Documentation
lms load
Reference
The lms load
command loads a model into memory. You can optionally set parameters such as context length, GPU offload, and TTL.
[path] (optional) : string
The path of the model to load. If not provided, you will be prompted to select one
--ttl (optional) : number
If provided, when the model is not used for this number of seconds, it will be unloaded
--gpu (optional) : string
How much to offload to the GPU. Values: 0-1, off, max
--context-length (optional) : number
The number of tokens to consider as context when generating text
--identifier (optional) : string
The identifier to assign to the loaded model for API reference
Load a model into memory by running the following command:
lms load <model_key>
You can find the model_key
by first running lms ls
to list your locally downloaded models.
Optionally, you can assign a custom identifier to the loaded model for API reference:
lms load <model_key> --identifier "my-custom-identifier"
You will then be able to refer to this model by the identifier my_model
in subsequent commands and API calls (model
parameter).
You can set the context length when loading a model using the --context-length
flag:
lms load <model_key> --context-length 4096
This determines how many tokens the model will consider as context when generating text.

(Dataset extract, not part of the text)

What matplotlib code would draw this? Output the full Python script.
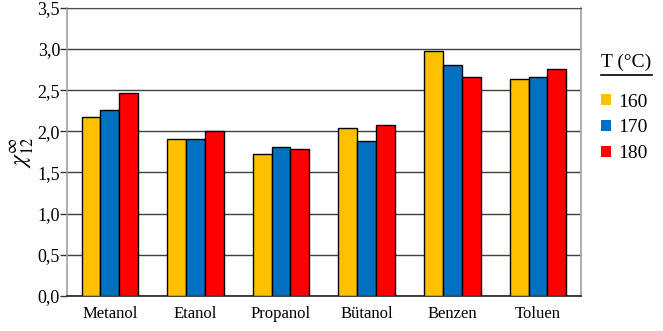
import numpy as np
import matplotlib
matplotlib.use("Agg")
import matplotlib.pyplot as plt
from matplotlib.patches import Patch
from matplotlib.lines import Line2D

plt.rcParams['font.family'] = ['Liberation Serif', 'DejaVu Serif']
plt.rcParams['mathtext.fontset'] = 'stix'

solvents = ['Metanol', 'Etanol', 'Propanol', 'Bütanol', 'Benzen', 'Toluen']
temps = ['160', '170', '180']
gamma_160 = [2.18, 1.91, 1.72, 2.04, 2.98, 2.64]
gamma_170 = [2.26, 1.91, 1.81, 1.88, 2.81, 2.66]
gamma_180 = [2.47, 2.00, 1.78, 2.08, 2.66, 2.76]
colors = ['#FFC000', '#0070C0', '#FF0000']
y_ticks = [0.0, 0.5, 1.0, 1.5, 2.0, 2.5, 3.0, 3.5]

fig = plt.figure(figsize=(6.63, 3.31), dpi=100)
ax = fig.add_axes([0.101, 0.106, 0.775, 0.870])

x = np.arange(len(solvents))
w = 0.22
for i, vals in enumerate([gamma_160, gamma_170, gamma_180]):
    ax.bar(x + (i - 1) * w, vals, width=w, color=colors[i],
           edgecolor='black', linewidth=1.0, zorder=3)

ax.set_xlim(-0.5, len(solvents) - 0.5)
ax.set_ylim(0, 3.5)
ax.set_yticks(y_ticks)
ax.set_yticklabels([f"{v:.1f}".replace('.', ',') for v in y_ticks], fontsize=13)
ax.set_xticks(x)
ax.set_xticklabels(solvents, fontsize=12)
ax.tick_params(axis='x', length=0, pad=7)
ax.tick_params(axis='y', length=5, width=1, color='#333333', pad=0)
ax.yaxis.grid(True, color='#404040', linewidth=1.0, zorder=0)
ax.set_axisbelow(True)

for side in ['left', 'right']:
    ax.spines[side].set_color('#A0A0A0')
    ax.spines[side].set_linewidth(1.2)
ax.spines['top'].set_color('#505050')
ax.spines['bottom'].set_color('#202020')
ax.spines['bottom'].set_linewidth(1.2)

ax.set_ylabel(r'$\chi_{12}^{\infty}$', fontsize=17, labelpad=1)

handles = [Patch(facecolor=c, edgecolor='none') for c in colors]
leg = ax.legend(handles, temps, title='T (°C)', loc='upper left',
                bbox_to_anchor=(1.04, 0.84), frameon=False, fontsize=14,
                title_fontsize=14, handlelength=0.5, handleheight=0.5,
                handletextpad=0.35, labelspacing=0.45, borderaxespad=0,
                borderpad=0)
leg._legend_box.align = 'left'
leg._legend_box.sep = 16

# underline the legend title
fig.canvas.draw()
bb = leg.get_title().get_window_extent().transformed(fig.transFigure.inverted())
fig.add_artist(Line2D([bb.x0, bb.x1], [bb.y0 - 0.01, bb.y0 - 0.01],
                      transform=fig.transFigure, color='black', linewidth=1.2))

fig.savefig('out.png', dpi=100)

Control GPU memory usage with the --gpu
flag:
lms load <model_key> --gpu 0.5 # Offload 50% of layers to GPU lms load <model_key> --gpu max # Offload all layers to GPU lms load <model_key> --gpu off # Disable GPU offloading
If not specified, LM Studio will automatically determine optimal GPU usage.
Set an auto-unload timer with the --ttl
flag (in seconds):
lms load <model_key> --ttl 3600 # Unload after 1 hour of inactivity
lms load
supports the --host
flag to connect to a remote LM Studio instance.
lms load <model_key> --host <host>
For this to work, the remote LM Studio instance must be running and accessible from your local machine, e.g. be accessible on the same subnet.